Juno is apparently referring to Michael Spitzer-Rubenstein, who introduced himself to Juno as an “advisor to the City of Green Bay through the National Vote at Home Institute.” The National Vote at Home Institute website describes the organization as an advocate for mail-in voting that works to expand at-home and in-person voting options, remove legislative barriers to voting at home, and help election officials on implementation and best practices with mail-in ballots.

Juno forwarded an email from Spitzer-Rubenstein where he described his job as “helping the city set up Central Count for Tuesday” and asking to speak with her about an issue someone raised with the voting machines used at Central Count.

“We were told he is an observer for the outside organization that gave them a grant and his position is paid for by that even though he’s from a different org,” Juno told Judnic. “Please explain how grant money from a private outside organization and employee from a private outside organization does not violate election laws for free and fair elections?”

To that point, Judnic replied, "As far as grant money, etc., I’m again interested if there are issues or decision that have been made that you think we should look into.” He noted that a lawsuit over grants to Wisconsin cities was dismissed.

Green Bay was one of five Wisconsin cities that received grants from the non-profit Center for Tech and Civic Life. A conservative group, the Wisconsin Voters Alliance, sued over the grants, saying those cities are Democratic strongholds and claiming the grants amounted to bribery to increase voter turnout (see related story). A federal judge rejected the challenge.

State Rep. Shae Sortwell (R-Gibson) announced Wednesday that an investigation is underway over a “pattern of concerns stemming from the City of Green Bay’s handling of the April 7th and November 3rd 2020 elections.”

In a news release, Sortwell said the Brown County Clerk’s office has raised some serious concerns on how the city has conducted recent elections. Sortwell went on to say the city’s conduct was “seemingly highly-partisan fashion to the detriment of the democratic system” and added that Wisconsin citizens “deserve to know what happened, and have a right to free, fair and open elections.”

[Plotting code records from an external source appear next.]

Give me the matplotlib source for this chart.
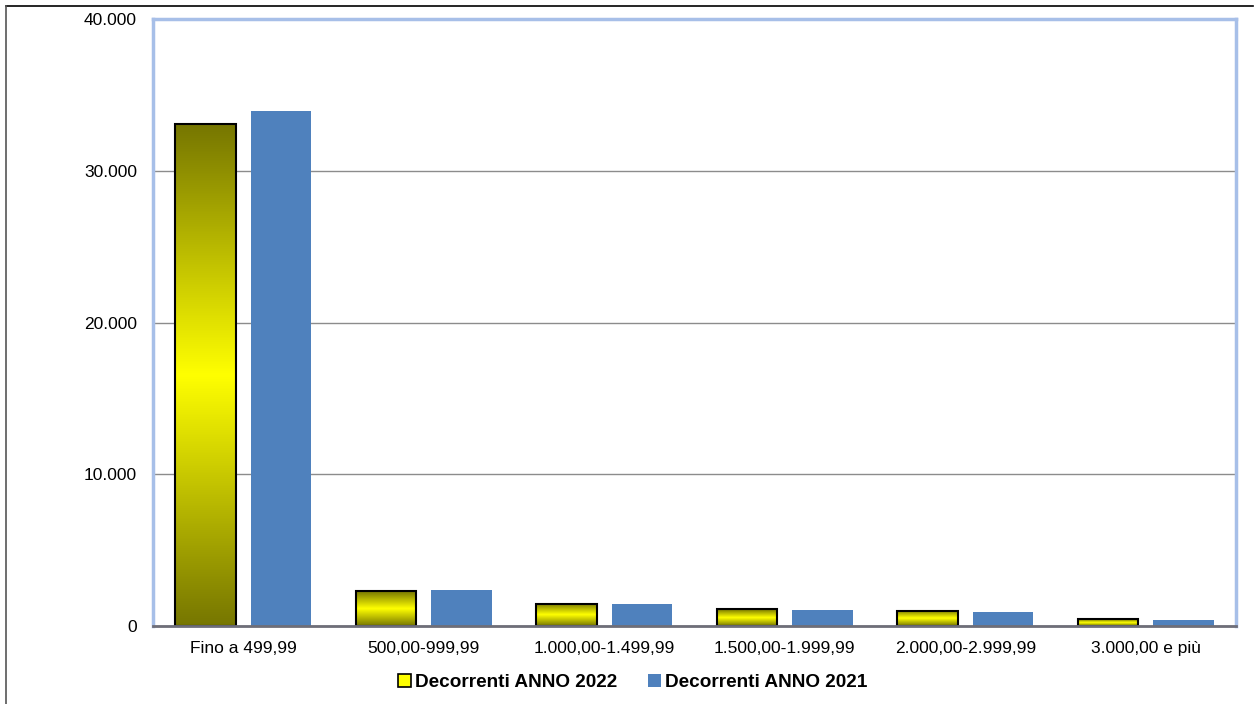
import numpy as np
import matplotlib.pyplot as plt
from matplotlib.colors import LinearSegmentedColormap
from matplotlib.lines import Line2D
from matplotlib.patches import Patch

plt.rcParams['font.family'] = ['Liberation Sans', 'DejaVu Sans']

categories = ['Fino a 499,99', '500,00-999,99', '1.000,00-1.499,99',
              '1.500,00-1.999,99', '2.000,00-2.999,99', '3.000,00 e più']
anno_2022 = [33080, 2300, 1450, 1100, 1010, 440]
anno_2021 = [33930, 2370, 1460, 1080, 940, 380]

fig = plt.figure(figsize=(12.55, 7.04), dpi=100)
ax = fig.add_axes([0.1219, 0.1108, 0.9849 - 0.1219, 0.973 - 0.1108])

x = np.arange(len(categories))
w = 0.335
off = 0.21

# gradient olive -> yellow -> olive
cmap = LinearSegmentedColormap.from_list('oy', ['#767600', '#ffff00', '#767600'])
grad = np.linspace(0, 1, 256).reshape(-1, 1)

bars22 = ax.bar(x - off, anno_2022, w, facecolor='none', edgecolor='black',
                linewidth=1.5, zorder=4)
for b in bars22:
    x0, y0 = b.get_x(), b.get_y()
    im = ax.imshow(grad, cmap=cmap, aspect='auto', origin='lower',
                   extent=[x0, x0 + b.get_width(), y0, y0 + b.get_height()],
                   zorder=3)
    im.set_clip_path(b)

ax.bar(x + off, anno_2021, w, color='#4f81bd', zorder=3)

ax.set_xlim(-0.5, len(categories) - 0.5)
ax.set_ylim(0, 40000)
ax.set_yticks([0, 10000, 20000, 30000, 40000])
ax.set_yticklabels(['0', '10.000', '20.000', '30.000', '40.000'])
ax.set_xticks(x)
ax.set_xticklabels(categories)
ax.tick_params(axis='both', length=0, labelsize=12.5)
ax.tick_params(axis='y', pad=11.5)
ax.tick_params(axis='x', pad=11)
ax.yaxis.grid(True, color='#8c8c8c', linewidth=1, zorder=0)
ax.set_axisbelow(True)

for s in ['top', 'right', 'left']:
    ax.spines[s].set_color('#a7bfe8')
    ax.spines[s].set_linewidth(2.5)
ax.spines['bottom'].set_color('#6e6e78')
ax.spines['bottom'].set_linewidth(2)
ax.spines['bottom'].set_zorder(5)

handles = [Patch(facecolor='#ffff00', edgecolor='black', linewidth=1.2),
           Patch(facecolor='#4f81bd', edgecolor='none')]
fig.legend(handles, ['Decorrenti ANNO 2022', 'Decorrenti ANNO 2021'],
           loc='center', bbox_to_anchor=(0.504, 0.031), ncol=2, frameon=False,
           prop={'weight': 'bold', 'size': 13.7}, handlelength=0.7,
           handleheight=0.7, handletextpad=0.2, columnspacing=1.6)

# outer frame
fig.add_artist(Line2D([6 / 1255, 1253 / 1255], [1 - 6 / 704, 1 - 6 / 704],
                      transform=fig.transFigure, color='black', linewidth=1.2))
fig.add_artist(Line2D([6 / 1255, 6 / 1255], [0, 1 - 6 / 704],
                      transform=fig.transFigure, color='#555555', linewidth=1.2))

fig.savefig('out.png', dpi=100)
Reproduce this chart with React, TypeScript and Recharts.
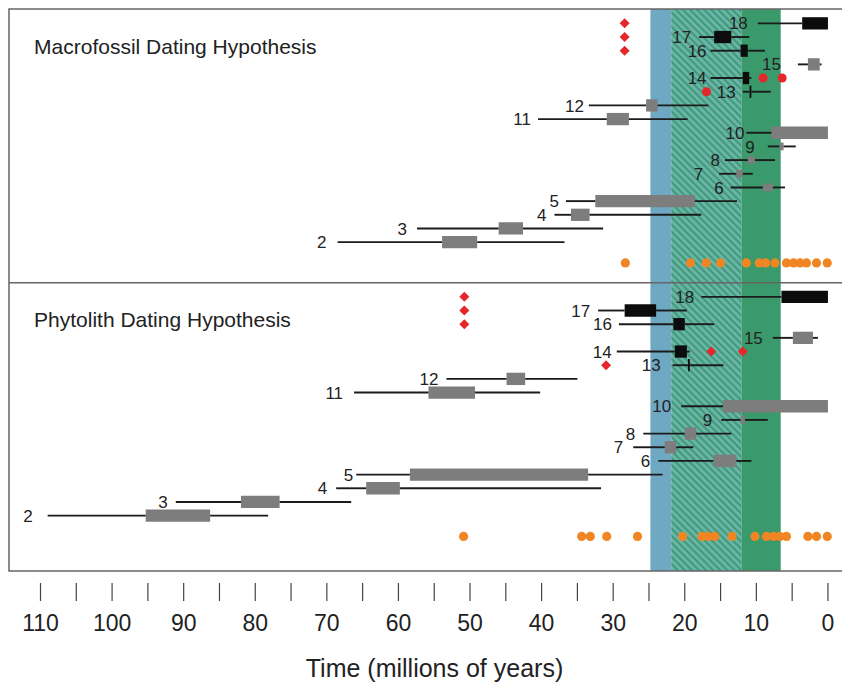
import { ComposedChart, XAxis, YAxis, Scatter, ReferenceArea, ReferenceLine } from "recharts";

// time axis runs from old (left) to present (right), in millions of years
const X_MIN = -2.8;
const X_MAX = 114.4;
const Y_MIN = -0.05;
const Y_MAX = 41.05;

const timeTicks = [0, 5, 10, 15, 20, 25, 30, 35, 40, 45, 50, 55, 60, 65, 70, 75, 80, 85, 90, 95, 100, 105, 110];
const labelledTicks = [0, 10, 20, 30, 40, 50, 60, 70, 80, 90, 100, 110];

const panelTitles = ["Macrofossil Dating Hypothesis", "Phytolith Dating Hypothesis"];

// shaded time windows [older, younger]
const blueBand = [24.8, 21.9];
const hatchBand = [21.9, 12.1];
const greenBand = [12.1, 6.6];

// [node, range older, range younger, estimate older, estimate younger, dark]
type Row = [number, number, number, number, number, boolean];

const macroRows: Row[] = [
  [18, 9.8, 0, 3.6, 0, true],
  [17, 18.0, 11.0, 15.9, 13.5, true],
  [16, 16.4, 8.8, 12.2, 11.2, true],
  [15, 4.2, 0.9, 2.8, 1.15, false],
  [14, 16.4, 10.7, 11.9, 11.0, true],
  [13, 11.9, 8.0, 10.95, 10.7, true],
  [12, 33.4, 16.7, 25.4, 23.8, false],
  [11, 40.5, 19.6, 30.9, 27.8, false],
  [10, 11.4, 0, 7.9, 0, false],
  [9, 8.4, 4.5, 6.8, 6.2, false],
  [8, 14.4, 7.4, 11.2, 10.2, false],
  [7, 15.2, 10.5, 12.8, 11.9, false],
  [6, 13.6, 6.0, 9.1, 7.7, false],
  [5, 36.6, 12.7, 32.5, 18.6, false],
  [4, 38.2, 17.7, 35.9, 33.3, false],
  [3, 57.4, 31.4, 46.0, 42.6, false],
  [2, 68.5, 36.8, 53.9, 49.0, false],
];

const phytoRows: Row[] = [
  [18, 17.7, 0, 6.5, 0, true],
  [17, 32.1, 19.7, 28.4, 24.0, true],
  [16, 29.2, 15.9, 21.6, 20.0, true],
  [15, 7.7, 1.4, 4.9, 2.1, false],
  [14, 29.5, 19.3, 21.4, 19.7, true],
  [13, 21.7, 14.6, 19.55, 19.3, true],
  [12, 53.3, 35.0, 44.9, 42.3, false],
  [11, 66.2, 40.2, 55.8, 49.3, false],
  [10, 20.5, 0, 14.65, 0, false],
  [9, 14.9, 8.4, 12.2, 11.6, false],
  [8, 25.8, 13.5, 20.0, 18.4, false],
  [7, 27.2, 18.8, 22.8, 21.2, false],
  [6, 23.7, 10.7, 16.0, 12.8, false],
  [5, 65.9, 23.1, 58.4, 33.5, false],
  [4, 68.7, 31.7, 64.5, 59.8, false],
  [3, 91.1, 66.6, 82.0, 76.6, false],
  [2, 109.0, 78.2, 95.3, 86.3, false],
];

// orange dots along the bottom of each panel
const macroOrange = [28.3, 19.2, 17.0, 15.0, 11.4, 9.6, 8.7, 7.4, 5.8, 4.8, 3.9, 3.0, 1.6, 0.1];
const phytoOrange = [50.9, 34.4, 33.2, 30.9, 26.6, 20.3, 17.6, 16.7, 15.8, 13.4, 10.2, 8.6, 7.6, 6.7, 5.8, 2.8, 1.6, 0.1];

// red markers [time, node row]
const macroDiamonds = [[28.4, 18], [28.4, 17], [28.4, 16]];
const macroRedDots = [[9.06, 14], [6.4, 14], [16.97, 13]];
const phytoDiamonds = [[50.8, 18], [50.8, 17], [50.8, 16], [16.3, 14], [11.9, 14], [31.0, 13]];

// px gap between node number and its range line
const macroGap: Record<number, number> = { 18: 10, 17: 8, 16: 4, 15: 17, 14: 4, 13: 7, 12: 5, 11: 7, 10: 2, 9: 13, 8: 5, 7: 16, 6: 7, 5: 7, 4: 8, 3: 10, 2: 11 };
const phytoGap: Record<number, number> = { 18: 7, 17: 8, 16: 7, 15: 10, 14: 5, 13: 12, 12: 8, 11: 11, 10: 10, 9: 9, 8: 8, 7: 10, 6: 8, 5: 3, 4: 9, 3: 8, 2: 15 };

const FONT = "'Liberation Sans', Arial, sans-serif";
const rowY = (panel: number, node: number) => panel * 20 + 19 - node;
const orangeY = (panel: number) => panel * 20 + 18.52;

const TimeTick = ({ x, y, payload }: any) => {
  const v = payload.value;
  return (
    <g>
      <line x1={x} x2={x} y1={y + 10} y2={y + 28} stroke="#444" strokeWidth={1.2} />
      {labelledTicks.includes(v) && (
        <text x={x} y={y + 58} textAnchor="middle" fontSize={23} fill="#222" fontFamily={FONT}>
          {v}
        </text>
      )}
    </g>
  );
};

const diamond = ({ cx, cy }: any) => (
  <polygon points={`${cx},${cy - 5} ${cx + 5},${cy} ${cx},${cy + 5} ${cx - 5},${cy}`} fill="#e5262b" />
);
const redDot = ({ cx, cy }: any) => <circle cx={cx} cy={cy} r={4.5} fill="#e5262b" />;
const orangeDot = ({ cx, cy }: any) => <circle cx={cx} cy={cy} r={4.6} fill="#ef8623" />;

const makeLabel = (gaps: Record<number, number>) => ({ cx, cy, payload }: any) => (
  <text
    x={cx - gaps[payload.node]}
    y={cy}
    dy="0.36em"
    textAnchor="end"
    fontSize={17}
    fill="#222"
    fontFamily={FONT}
  >
    {payload.node}
  </text>
);

const titleText = ({ cx, cy, payload }: any) => (
  <text x={cx} y={cy} dy="0.36em" fontSize={21} fill="#222" fontFamily={FONT}>
    {payload.title}
  </text>
);

function rowMarks(rows: Row[], panel: number) {
  const out: any[] = [];
  rows.forEach(([node, from, to, bFrom, bTo, dark]) => {
    const y = rowY(panel, node);
    const key = `${panel}-${node}`;
    out.push(
      <ReferenceLine key={`l1-${key}`} segment={[{ x: from, y }, { x: bFrom, y }]} stroke="#1b1b1b" strokeWidth={1.9} />,
      <ReferenceLine key={`l2-${key}`} segment={[{ x: bTo, y }, { x: to, y }]} stroke="#1b1b1b" strokeWidth={1.9} />
    );
    const narrow = bFrom - bTo < 1.5;
    const h = dark ? 0.45 : narrow ? 0.28 : 0.45;
    out.push(
      <ReferenceArea
        key={`b-${key}`}
        x1={bFrom}
        x2={bTo}
        y1={y - h}
        y2={y + h}
        fill={dark ? "#0c0c0c" : "#7d7d7d"}
        fillOpacity={1}
        stroke="none"
      />
    );
  });
  return out;
}

export default function App() {
  const fullY = { y1: Y_MIN, y2: Y_MAX };
  const labels = [macroRows, phytoRows].map((rows, p) =>
    rows.map(([node, from]) => ({ x: from, y: rowY(p, node), node }))
  );
  const orange = [macroOrange, phytoOrange].map((xs, p) => xs.map((x) => ({ x, y: orangeY(p) })));
  const toPts = (pts: number[][], p: number) => pts.map(([x, n]) => ({ x, y: rowY(p, n) }));
  const titles = panelTitles.map((title, p) => ({ x: 110.9, y: p * 20 + 2.68, title }));

  return (
    <div style={{ width: 842, height: 677 }}>
      <ComposedChart width={842} height={677} margin={{ top: 1, right: 2, bottom: 0, left: 1 }}>
        <defs>
          <pattern id="hatch" patternUnits="userSpaceOnUse" width={5} height={5} patternTransform="rotate(-45)">
            <rect width={5} height={5} fill="#6cb4a8" />
            <line x1={1} y1={0} x2={1} y2={5} stroke="#3e9b79" strokeWidth={2.2} />
          </pattern>
        </defs>
        <XAxis
          type="number"
          dataKey="x"
          domain={[X_MIN, X_MAX]}
          reversed
          ticks={timeTicks}
          interval={0}
          allowDataOverflow
          axisLine={false}
          tickLine={false}
          tickSize={0}
          height={114}
          tick={<TimeTick />}
          label={{
            value: "Time (millions of years)",
            position: "insideBottom",
            offset: 8,
            dx: 6,
            fontSize: 25,
            fill: "#222",
            fontFamily: FONT,
          }}
        />
        <YAxis type="number" dataKey="y" domain={[Y_MIN, Y_MAX]} reversed hide allowDataOverflow />

        <ReferenceArea x1={blueBand[0]} x2={blueBand[1]} {...fullY} fill="#6fa8c2" fillOpacity={1} stroke="none" />
        <ReferenceArea x1={hatchBand[0]} x2={hatchBand[1]} {...fullY} fill="url(#hatch)" fillOpacity={1} stroke="none" />
        <ReferenceArea x1={greenBand[0]} x2={greenBand[1]} {...fullY} fill="#3b9a6b" fillOpacity={1} stroke="none" />

        {rowMarks(macroRows, 0)}
        {rowMarks(phytoRows, 1)}

        <ReferenceLine y={19.97} stroke="#666" strokeWidth={1.5} />
        <ReferenceArea x1={X_MIN} x2={X_MAX} {...fullY} fill="none" stroke="#666" strokeWidth={1.5} />

        <Scatter data={titles} shape={titleText} isAnimationActive={false} />
        <Scatter data={orange[0]} shape={orangeDot} isAnimationActive={false} />
        <Scatter data={orange[1]} shape={orangeDot} isAnimationActive={false} />
        <Scatter data={toPts(macroDiamonds, 0)} shape={diamond} isAnimationActive={false} />
        <Scatter data={toPts(phytoDiamonds, 1)} shape={diamond} isAnimationActive={false} />
        <Scatter data={toPts(macroRedDots, 0)} shape={redDot} isAnimationActive={false} />
        <Scatter data={labels[0]} shape={makeLabel(macroGap)} isAnimationActive={false} />
        <Scatter data={labels[1]} shape={makeLabel(phytoGap)} isAnimationActive={false} />
      </ComposedChart>
    </div>
  );
}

Sortwell, who sits on the Assembly Campaigns and Elections Committee, says the investigation in Green Bay is part of an investigation called for by Assembly Speaker Robin Vos.

Action 2 News reached out to Juno on Wednesday for comment regarding any voter fraud, discrepancies or red flags she may have. She replied that she is currently focused on the canvass to certify Brown County’s election results, and she didn’t have any further comment than the observations in her e-mail to Nathan Judnic.

Juno was also asked on Tuesday if there was any indication of voter fraud, and she said “I’m not aware of any type of voter fraud.”

Canvassing of Brown County ballots began Tuesday, November 10. Canvassing is part of the normal election process where Juno said they meticulously go over Election Day reports from individual municipalities, and is open to the public. Juno added they have until November 17 to finish canvassing the vote.